Hoje é um dia onde o sol não é o
mesmo, onde a vida está ao contrário de seu próprio nome. Os céus denunciam o
absurdo em pinceladas densas de cinza, cor ingrata a roubar a graça de um
sorriso.
Agora sinto náuseas num amanhecer tão triste, é uma pena que não posso
nem ao menos me fantasiar como um trabalhador padrão, as ruas caóticas que
enchiam meu horizonte, agora só me enchem de lágrimas. Quem diria que teria
saudades de tudo que achava sem graça, banal...
Uma
máscara, uma simples máscara tornou-se o abismo que separa o normal deste
absurdo. Minha vida foi apenas um sonho? Será que sempre fui um figurante de The Walking Dead? O mundo não é mais o
mesmo, uma guerra contra um inimigo invisível... Não sabemos mais o que veremos
no próximo dia.
De
qualquer forma, não conseguia voltar a dormir vendo o clima deprimente que me
abraçava com seus ventos gélidos.
Minha mãe logo me abordou dizendo que iríamos visitar a Tina no hospital
veterinário (a cachorrinha estava sofrendo muito no dia anterior, não tinha nem
forças para ficar de pé). Chegando lá, pausei a música New Sansation do INXS que ouvia de forma descontraída no Spotfy
para descer naquele hospital.
Estava
calmo por fora, ouvindo um cachorro latir para minha cara de esquisitão. Mas
por dentro, estava apreensivo em ver aquilo que já imaginava há alguns dias.
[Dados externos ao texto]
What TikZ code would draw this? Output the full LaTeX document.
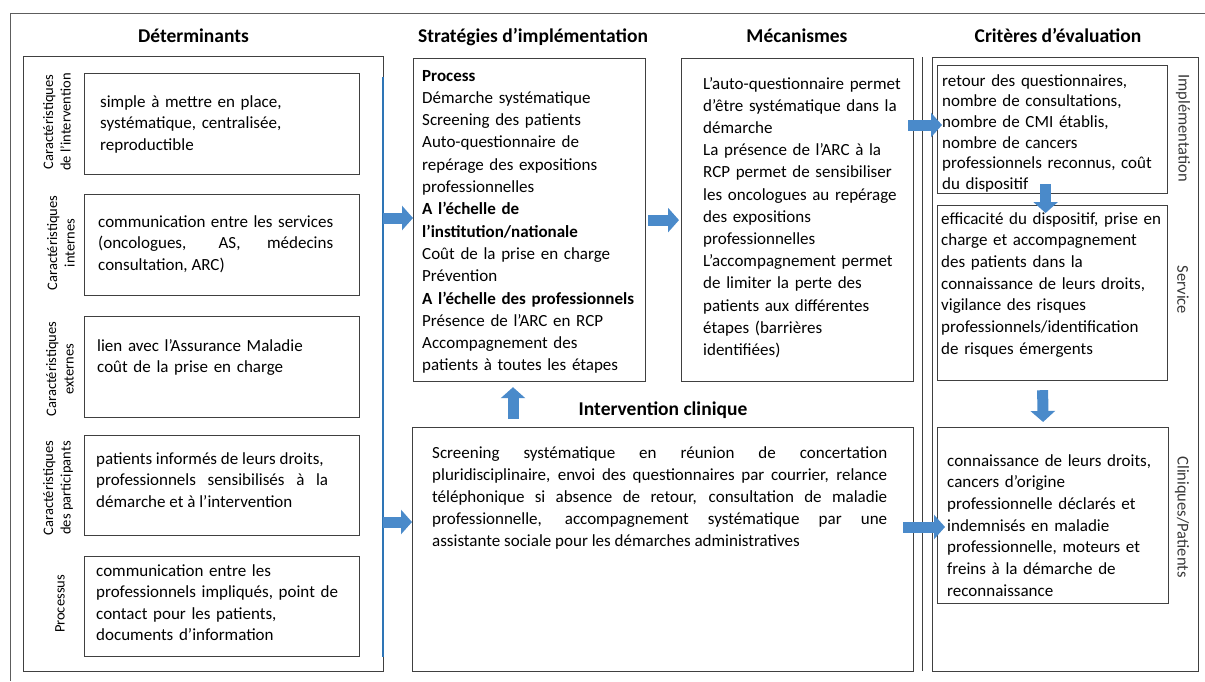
\documentclass[tikz,border=0pt]{standalone}
\usepackage{fontspec}
\setmainfont{Carlito}
\usetikzlibrary{arrows.meta,calc,positioning}
\definecolor{arrowblue}{RGB}{74,138,202}
\definecolor{busblue}{RGB}{46,117,182}
\definecolor{framegray}{RGB}{64,64,64}
\definecolor{lblgray}{RGB}{55,55,55}
\tikzset{
  boxframe/.style={draw=framegray,line width=1.2pt,anchor=north west,inner sep=0pt},
  bodytxt/.style={anchor=base west,inner sep=0pt,align=left,text width=#1,font=\fontsize{17}{21.5}\selectfont},
  bodytxt/.default=240pt,
  coltitle/.style={anchor=base,inner sep=0pt,font=\fontsize{19.5}{23}\selectfont\bfseries},
  sidelbl/.style={rotate=90,align=center,inner sep=0pt,font=\fontsize{14.5}{17.5}\selectfont},
  critlbl/.style={rotate=-90,inner sep=0pt,text=lblgray,font=\fontsize{16.5}{20}\selectfont},
  blockarr/.style={draw=arrowblue,line width=11pt,-{Triangle[width=24pt,length=11pt]}}
}
\begin{document}
\begin{tikzpicture}[x=1pt,y=-1pt]
\useasboundingbox (0,0) rectangle (1205,681);
\draw[framegray!85,line width=1pt] (1205,13) -- (10,13) -- (10,681);

% titres
\node[coltitle] (dettitle) at (193.5,42) {Déterminants};
\node[coltitle] (strattitle) at (533,42) {Stratégies d’implémentation};
\node[coltitle] (mecatitle) at (797,42) {Mécanismes};
\node[coltitle] (crittitle) at (1058,42) {Critères d’évaluation};
\node[coltitle] (intervtitle) at (663,415) {Intervention clinique};

% déterminants
\node[boxframe,minimum width=360pt,minimum height=615pt] (detouter) at (23,56) {};
\node[boxframe,minimum width=275pt,minimum height=101pt] (det1) at (84,73) {};
\node[boxframe,minimum width=275pt,minimum height=101pt] (det2) at (84,194) {};
\node[boxframe,minimum width=275pt,minimum height=101pt] (det3) at (84,316) {};
\node[boxframe,minimum width=275pt,minimum height=100pt] (det4) at (84,435) {};
\node[boxframe,minimum width=275pt,minimum height=100pt] (det5) at (84,556) {};
\node[sidelbl] (lbl1) at (57,122) {Caractéristiques\\de l’intervention};
\node[sidelbl] (lbl2) at (61,243) {Caractéristiques\\internes};
\node[sidelbl] (lbl3) at (60,369) {Caractéristiques\\externes};
\node[sidelbl] (lbl4) at (58,488) {Caractéristiques\\des participants};
\node[sidelbl] (lbl5) at (60,604) {Processus};
\node[bodytxt] (det1txt) at (100,107) {simple à mettre en place,\\systématique, centralisée,\\reproductible};
\node[bodytxt=235pt,align=justify] (det2txt) at (98,227) {communication entre les services\linebreak (oncologues, AS, médecins\linebreak consultation, ARC)};
\node[bodytxt] (det3txt) at (97,351) {lien avec l’Assurance Maladie\\coût de la prise en charge};
\node[bodytxt=232pt,align=justify] (det4txt) at (96,464) {patients informés de leurs droits,\\professionnels sensibilisés à la\linebreak démarche et à l’intervention};
\node[bodytxt=250pt] (det5txt) at (96,576) {communication entre les\\professionnels impliqués, point de\\contact pour les patients,\\documents d’information};

% stratégies et mécanismes
\node[boxframe,minimum width=232pt,minimum height=323pt] (strat) at (413,58) {};
\node[boxframe,minimum width=232pt,minimum height=323pt] (meca) at (681,58) {};
\draw[framegray,line width=1pt] (922,57) -- (922,671);
\node[bodytxt=222pt,font=\fontsize{17}{22.3}\selectfont] (strattxt) at (422,81) {\textbf{Process}\\Démarche systématique\\Screening des patients\\Auto-questionnaire de\\repérage des expositions\\professionnelles\\\textbf{A l’échelle de}\\\textbf{l’institution/nationale}\\Coût de la prise en charge\\Prévention\\\textbf{A l’échelle des professionnels}\\Présence de l’ARC en RCP\\Accompagnement des\\patients à toutes les étapes};
\node[bodytxt=205pt,font=\fontsize{17}{22.2}\selectfont] (mecatxt) at (703,89) {L’auto-questionnaire permet\\d’être systématique dans la\\démarche\\La présence de l’ARC à la\\RCP permet de sensibiliser\\les oncologues au repérage\\des expositions\\professionnelles\\L’accompagnement permet\\de limiter la perte des\\patients aux différentes\\étapes (barrières\\identifiées)};

% intervention clinique
\node[boxframe,minimum width=501pt,minimum height=244pt] (interv) at (412,427) {};
\node[bodytxt=455pt,align=justify,font=\fontsize{17}{22}\selectfont] (intervtxt) at (432,458) {Screening systématique en réunion de concertation\linebreak pluridisciplinaire, envoi des questionnaires par courrier, relance\linebreak téléphonique si absence de retour, consultation de maladie\linebreak professionnelle, accompagnement systématique par une\linebreak assistante sociale pour les démarches administratives};

% critères
\node[boxframe,minimum width=266pt,minimum height=614pt] (critouter) at (932,57) {};
\node[boxframe,minimum width=230pt,minimum height=128pt] (crit1) at (937,65) {};
\node[boxframe,minimum width=230pt,minimum height=175pt] (crit2) at (937,205) {};
\node[boxframe,minimum width=231pt,minimum height=176pt] (crit3) at (937,427) {};
\node[critlbl] (critlbl1) at (1183,128) {Implémentation};
\node[critlbl] (critlbl2) at (1183,290) {Service};
\node[critlbl] (critlbl3) at (1182,517) {Cliniques/Patients};
\node[bodytxt=222pt,font=\fontsize{17}{20.7}\selectfont] (crit1txt) at (942,86) {retour des questionnaires,\\nombre de consultations,\\nombre de CMI établis,\\nombre de cancers\\professionnels reconnus, coût\\du dispositif};
\node[bodytxt=230pt,font=\fontsize{17}{21.7}\selectfont] (crit2txt) at (941,224) {efficacité du dispositif, prise en\\charge et accompagnement\\des patients dans la\\connaissance de leurs droits,\\vigilance des risques\\professionnels/identification\\de risques émergents};
\node[bodytxt=222pt,font=\fontsize{17}{21.7}\selectfont] (crit3txt) at (947,466) {connaissance de leurs droits,\\cancers d’origine\\professionnelle déclarés et\\indemnisés en maladie\\professionnelle, moteurs et\\freins à la démarche de\\reconnaissance};

% flèches
\coordinate (bustop) at (383,77);
\coordinate (busbot) at (383,657);
\coordinate (bus1) at (383,218);
\coordinate (bus2) at (383,522);
\coordinate (m2c) at (908,125);
\coordinate (i2c) at (903,527);
\coordinate (upfoot) at (513,419);
\draw[busblue,line width=2.5pt] (bustop) -- (busbot);
\draw[blockarr] (bus1) -- (bus1 -| strat.west);
\draw[blockarr] (bus2) -- (bus2 -| interv.west);
\draw[blockarr,shorten <=2pt,shorten >=2pt] (strat.east) -- (meca.west);
\draw[blockarr] (m2c) -- ($(m2c -| crit1.west)+(5,0)$);
\draw[blockarr] (i2c) -- ($(i2c -| crit3.west)+(8,0)$);
\draw[blockarr] (upfoot) -- ($(upfoot |- strat.south)+(0,5)$);
\draw[blockarr] ($(crit1.south)+(-7,-10)$) -- ($(crit2.north)+(-7,8)$);
\draw[blockarr] ($(crit2.south)+(-10,9)$) -- ($(crit3.north)+(-10,-5)$);
\end{tikzpicture}
\end{document}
Não demorou muito para sermos guiados até a Tininha.
Aquele
lugar parecia um presídio canino, mesmo sabendo que todos eram muito bem
tratados as grades pretas me deixavam incomodado. Ela estava deitada,
respirando com dificuldade e com seus olhos cegos entre abertos. Não consigo
descrever essa cena de uma forma que traduza os meus sentimentos de forma
realista. Às vezes fico com raiva de ser tão insensível. Minha mãe e irmão
fizeram um último carinho nela... Até pensei em ter feito, porém não queria
chorar na frente dos dois.
Parecia
que os sentimentos de cada dia dessa quarentena estavam transformando minha
vida num imenso borrão cinza, uma angústia sufocante de um antigo amante da
Morte. Me senti um idiota preso na sensação normal de: “e se eu fizesse isso”
“e se não fizesse aquilo”.
Quando
eu era um moleque de 14 anos, eu via a morte com olhos de um estúpido poeta da
Segunda Geração do Romantismo: a única saída, a única coisa que vai me abraçar,
a morte é algo fascinante, provocador, excitante e belo. No fundo era uma forma
de justificar o desejo de vender minha alma para a mais profunda escuridão.
Sonhava em me matar na frente do todos da turma para fazer uma cruz na testa de
minha paixonite; depois um sonho mais maduro de ver com um grande sorriso todos
que estão chorando na minha cova. Era uma ideia idealizada dessa coisa
horrível.
Mesmo
que em pleno 2020 eu tenha acabado de vez com essa visão doentia, ainda era
algo muito distante da minha realidade (o que poderia ser uma explicação para
meu fascínio pela morte: quanto mais desconhecido, mais intrigante é). Agora,
essa criatura idealizada veio ceifar a vida de um ser tão próximo quanto um
irmão. 8 anos alegrando essa casa com seu jeito único.
Após
a notícia, minha mãe e irmão choraram litros de lágrimas. Entretanto, mesmo
colocando óculos escuros para esconder o choro, ele veio como um fio lento de
água deslizando sobre minha pele.
“Fui
o pior irmão que ela poderia ter”, essa foi a frase que mais sobrevoava meu
coração, o maior de todos os arrependimentos dessa minha vida. Nesse momento
estava bem claro que todos criaram cordões umbilicais com aquela criaturinha: 8
anos ceifados, todavia temos agora 8 anos cheios de lembranças e sorrisos.
Resolvi
raspar a cabeça para tentar aliviar o estress:
queria renascer com tudo isso, aprender a aproveitar nossa vida junto a que
amamos com ouvidos prontos a acolher, broncas precisas, para depois abrir um
colorido sorriso. Ninguém está sozinho quando se tornam um caçador de cores.